A conversation between Nakako Hayashi and Dominique Gonzalez-Foerster
“To become more transparent, to reduce the elements and to go in the direction of doing things slowly. To have more moments when nothing is happening”
Nakako Hayashi : When you were an arts student in France, was it true that, although the other students all seemed focused on New York, you alone kept wanting to go to Japan?
Dominique Gonzalez-Foerster : Brazil and Japan; I am attracted to the two ends of the earth.
“The influences I had in Japan are so profound I cannot describe them in words”
NH: How does Japan appear in your eyes?
DGF: Japan is very special and it’s still very Japanese. The warm humidity that embraces the traveler, with its small places and rooms. There are some totally unique smells and fragrances. The amount of detail in graphics, objects, architecture, food, the landscape; it’s incredibly stimulating; you can zoom into things in many ways and there is always something to look at; a meaningful detail, like an unspoken text that continues on and on.
“There is a kind of comfort, of feeling at ease, of gentleness that is very Japanese, but I also like it as a place where I can’t read anything, don’t understand many things, feel isolated in a calming way”
NH: Is your artwork born from your traveling?

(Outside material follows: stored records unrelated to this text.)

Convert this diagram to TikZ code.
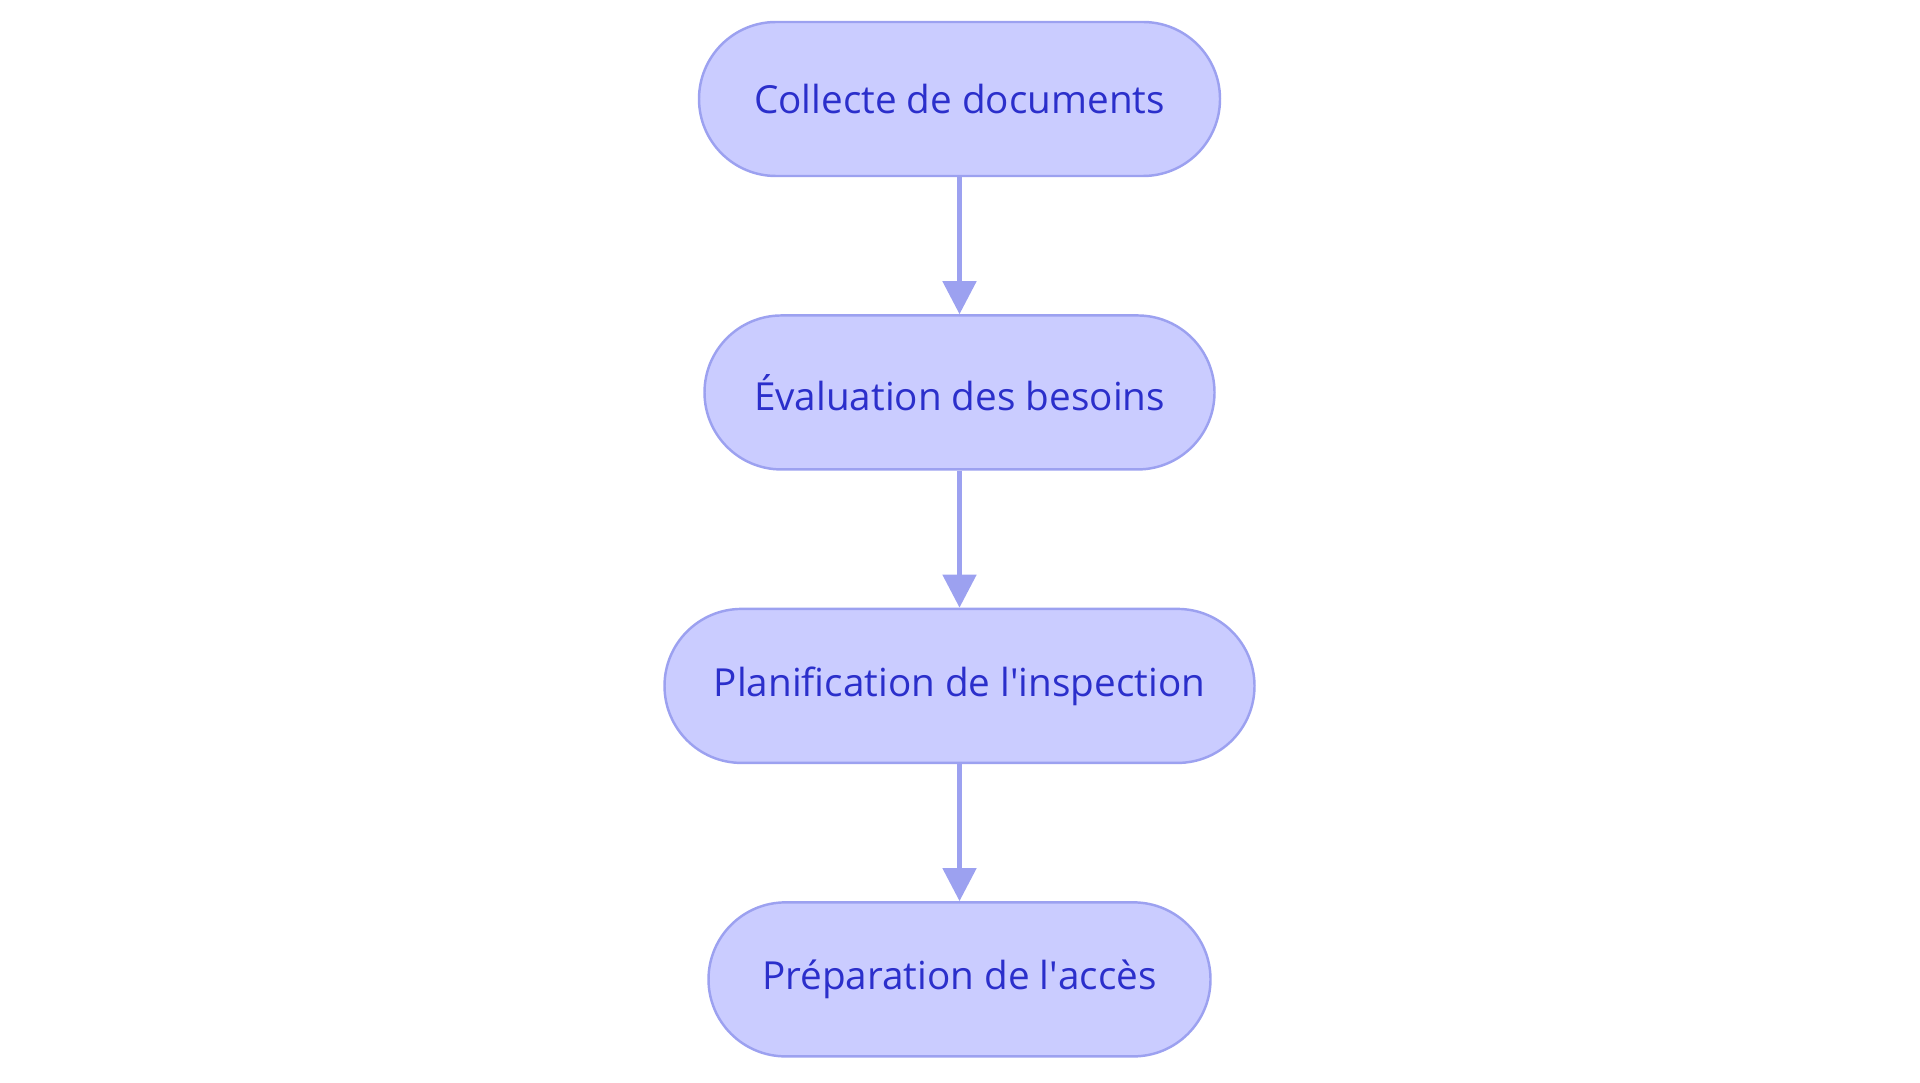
\documentclass[tikz,border=0pt]{standalone}
\usepackage{fontspec}
\setmainfont{Open Sans}
\usetikzlibrary{arrows.meta,positioning}
\definecolor{stepfill}{HTML}{CACCFF}
\definecolor{stepline}{HTML}{9CA1F0}
\definecolor{steptext}{HTML}{2B2FCB}

\begin{document}
\begin{tikzpicture}[
    stepbox/.style={rectangle, rounded corners=0.77cm, minimum height=1.54cm,
                    draw=stepline, fill=stepfill, line width=0.7pt,
                    text=steptext, font=\fontsize{11}{13}\selectfont,
                    inner xsep=0pt},
    arr/.style={-{Triangle[length=0.33cm, width=0.33cm]}, stepline,
                line width=1.4pt},
    node distance=1.37cm
  ]

  % ---- Canvas ----
  \useasboundingbox (0,0) rectangle (19.2,-10.83);

  % ---- Steps ----
  \node[stepbox, minimum width=5.21cm] (collect) at (9.595,-0.99)
    {Collecte de documents};
  \node[stepbox, minimum width=5.10cm, below=of collect] (assess)
    {Évaluation des besoins};
  \node[stepbox, minimum width=5.90cm, below=of assess] (plan)
    {Planification de l\textquotesingle inspection};
  \node[stepbox, minimum width=5.02cm, below=of plan] (access)
    {Préparation de l\textquotesingle accès};

  % ---- Connectors ----
  \draw[arr] (collect) -- (assess);
  \draw[arr] (assess) -- (plan);
  \draw[arr] (plan) -- (access);

\end{tikzpicture}
\end{document}
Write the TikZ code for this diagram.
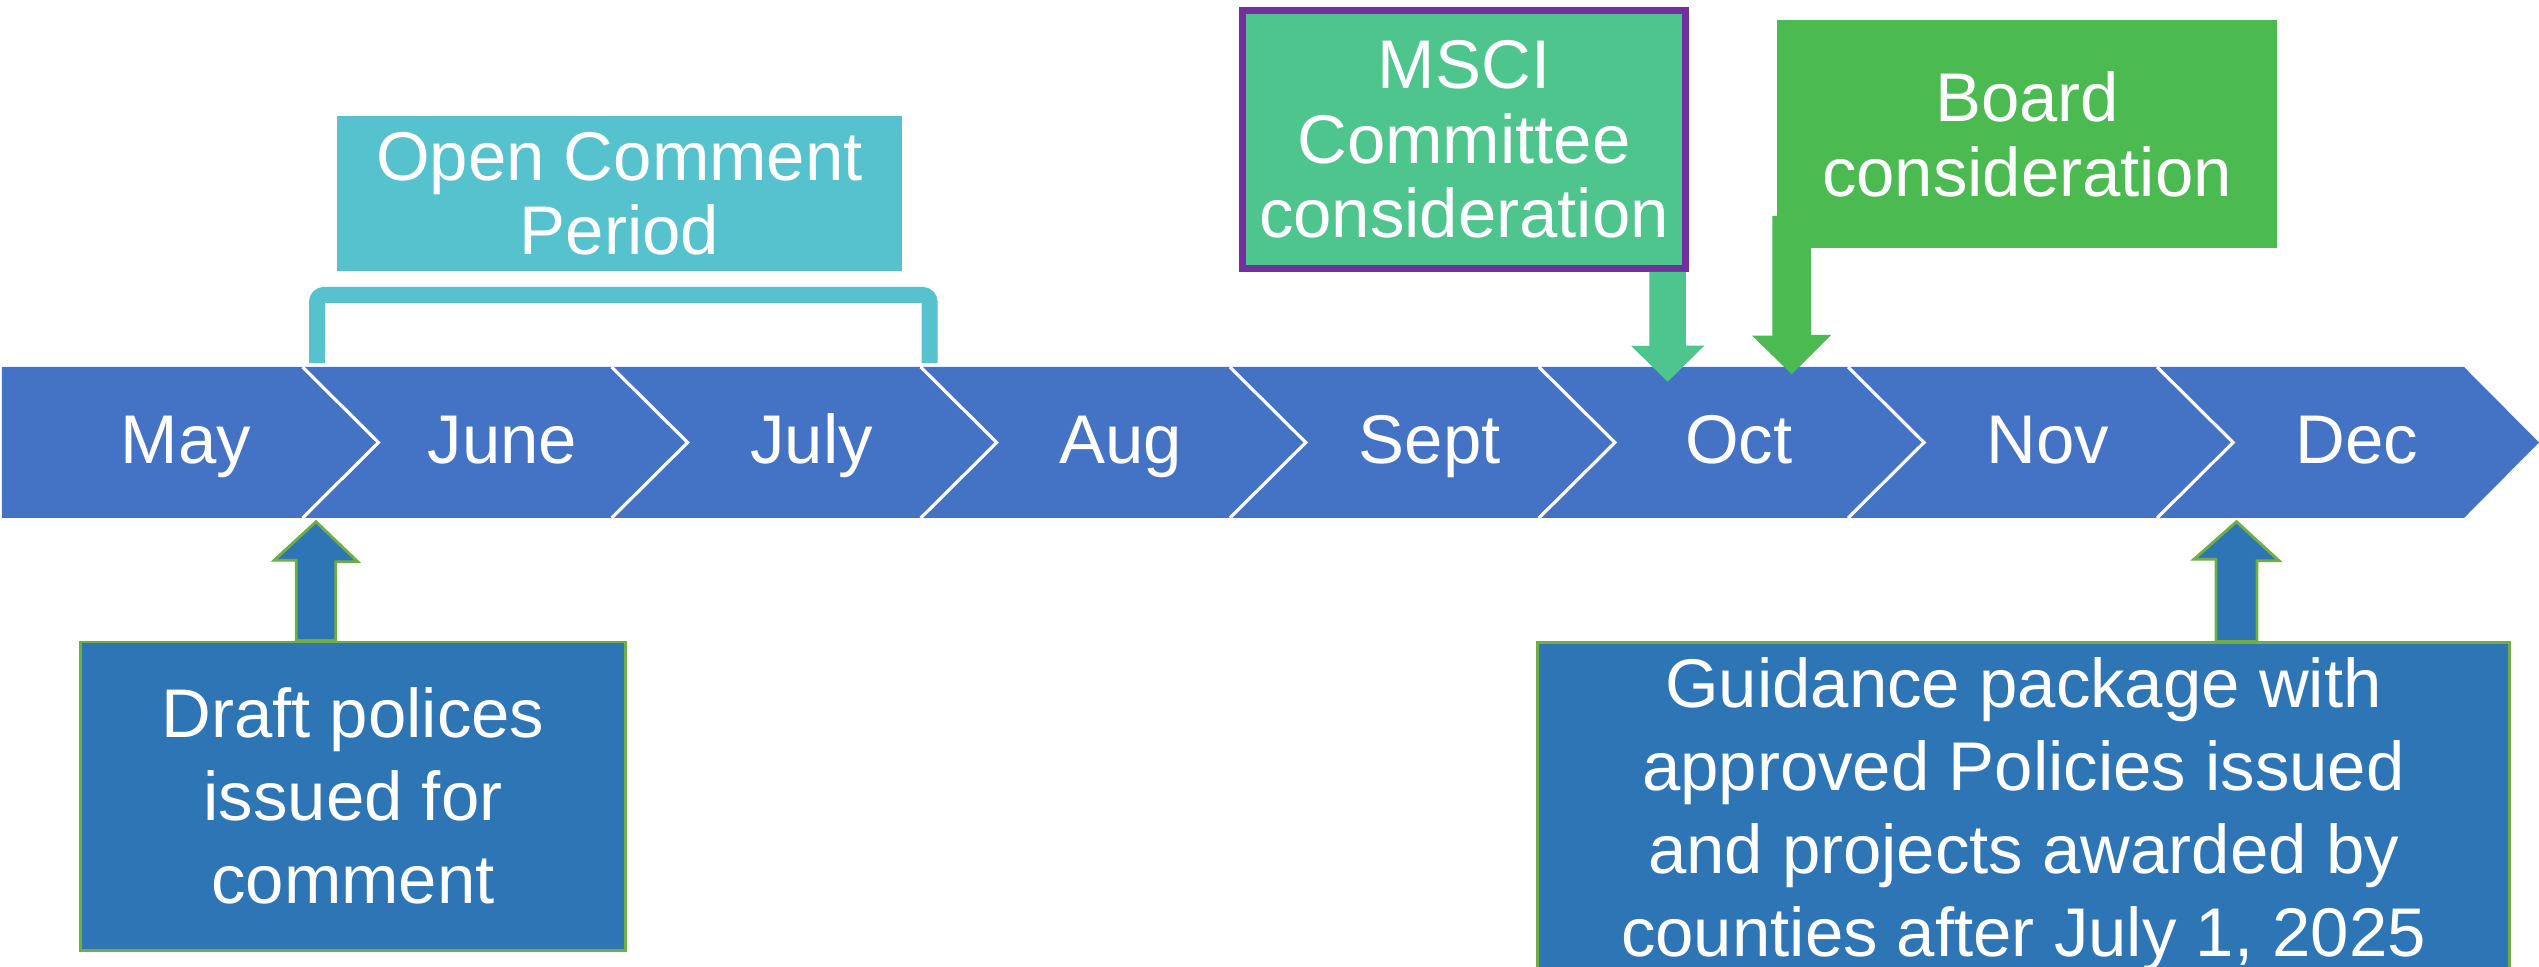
\documentclass[tikz,border=0pt]{standalone}
\usepackage{fontspec}
\setmainfont{Liberation Sans}

\definecolor{bandblue}{RGB}{68,114,196}
\definecolor{boxblue}{RGB}{46,117,182}
\definecolor{edgegreen}{RGB}{112,173,71}
\definecolor{commentteal}{RGB}{86,194,206}
\definecolor{mscigreen}{RGB}{79,197,142}
\definecolor{msciedge}{RGB}{112,48,160}
\definecolor{boardgreen}{RGB}{75,186,80}

\begin{document}
\begin{tikzpicture}[x=0.01cm, y=-0.01cm,
    every node/.style={text=white, inner sep=0pt, font=\fontsize{19.6pt}{21.2pt}\selectfont},
    month/.style={anchor=base},
    topbox/.style={align=center, text depth=0pt},
    tallbox/.style={fill=boxblue, draw=edgegreen, line width=0.8pt, align=center, text depth=0pt, font=\fontsize{19.6pt}{23.6pt}\selectfont},
    upblock/.style={fill=boxblue, draw=edgegreen, line width=0.8pt}]
    \useasboundingbox (0,0) rectangle (2539,967);
    \clip (0,0) rectangle (2539,967);

    % Timeline
    \fill[bandblue] (2,367) -- (2464,367) -- (2539,442.5) -- (2464,518) -- (2,518) -- cycle;
    \foreach \k in {0,...,6}
        \draw[white, line width=0.9pt] ({302.5+309.1*\k},367) -- ++(76,75.5) -- ++(-76,75.5);

    % Months
    \node[month] (may) at (186,464) {May};
    \foreach \n/\m [count=\i] in {june/June, july/July, aug/Aug, sept/Sept, oct/Oct, nov/Nov, dec/Dec}
        \node[month] (\n) at ({302.5+309.1*(\i-1)+200},464) {\m};

    % Open Comment Period
    \node[topbox, fill=commentteal, minimum width=5.65cm, minimum height=1.54cm] (comment) at (619.5,193.5) {Open Comment\\Period};
    \draw[commentteal, line width=4.55pt, rounded corners=2pt] (317,363) -- (317,295) -- (929.5,295) -- (929.5,363);

    % MSCI Committee
    \node[topbox, fill=mscigreen, draw=msciedge, line width=2pt, minimum width=4.43cm, minimum height=2.58cm] (msci) at (1464,139.2) {MSCI\\Committee\\consideration};

    % Board
    \node[topbox, fill=boardgreen, minimum width=5cm, minimum height=2.277cm] (board) at (2027,133.9) {Board\\consideration};

    % Draft policies
    \node[tallbox, minimum width=5.44cm, minimum height=3.08cm] (draft) at (353,796) {Draft polices\\issued for\\comment};

    % Guidance package
    \node[tallbox, minimum width=9.71cm, minimum height=3.28cm] (guidance) at (2023.5,807) {Guidance package with\\approved Policies issued\\and projects awarded by\\counties after July 1, 2025};

    % Arrows
    \coordinate (junetip) at (316,521.7);
    \coordinate (dectip) at (2236.5,521.7);
    \coordinate (octtip) at (1667.7,381.7);
    \coordinate (boardtip) at (1791.7,373);
    \coordinate (draftbase) at (junetip |- draft.north);
    \coordinate (guidebase) at (dectip |- guidance.north);
    \coordinate (mscibase) at (octtip |- msci.south);
    \coordinate (boardbase) at (boardtip |- board.south);

    \draw[upblock] (junetip) -- ++(41.75,40) -- ++(-22,0) -- ([xshift=0.1975cm]draftbase) -- ([xshift=-0.1975cm]draftbase) -- ++(0,-80.3) -- ++(-22,0) -- cycle;
    \draw[upblock] (dectip) -- ++(42.5,39) -- ++(-22,0) -- ([xshift=0.205cm]guidebase) -- ([xshift=-0.205cm]guidebase) -- ++(0,-82.3) -- ++(-22,0) -- cycle;
    \fill[mscigreen] (octtip) -- ++(36.6,-36) -- ++(-18.4,0) -- ([xshift=0.1825cm]mscibase) -- ([xshift=-0.1825cm]mscibase) -- ++(0,74) -- ++(-18.4,0) -- cycle;
    \draw[fill=boardgreen, draw=boardgreen, line width=0.5pt] (boardtip) -- ++(37.5,-37.3) -- ++(-19,0) -- ([xshift=0.185cm, yshift=0.317cm]boardbase) -- ([xshift=-0.185cm, yshift=0.317cm]boardbase) -- ++(0,119.7) -- ++(-19,0) -- cycle;

\end{tikzpicture}
\end{document}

DGF: It’s not as simple as that. That might be too obvious. My art is born from rooms, spatial experiences, meeting friends in Paris, the books I read and the films I see, and, in the same way, it can be said that travel has another impact as well. For me, the importance of travel lies in the discovery of new cities, new deserts, new places. Discovering lives, finding information, encountering differences… There are many ways to do this. Travel includes the experience of time and space, language and architecture. Its engagement on so many levels makes it so important for me: walking, eating, seeing, taking risks, trying to understand things, getting lost, recording…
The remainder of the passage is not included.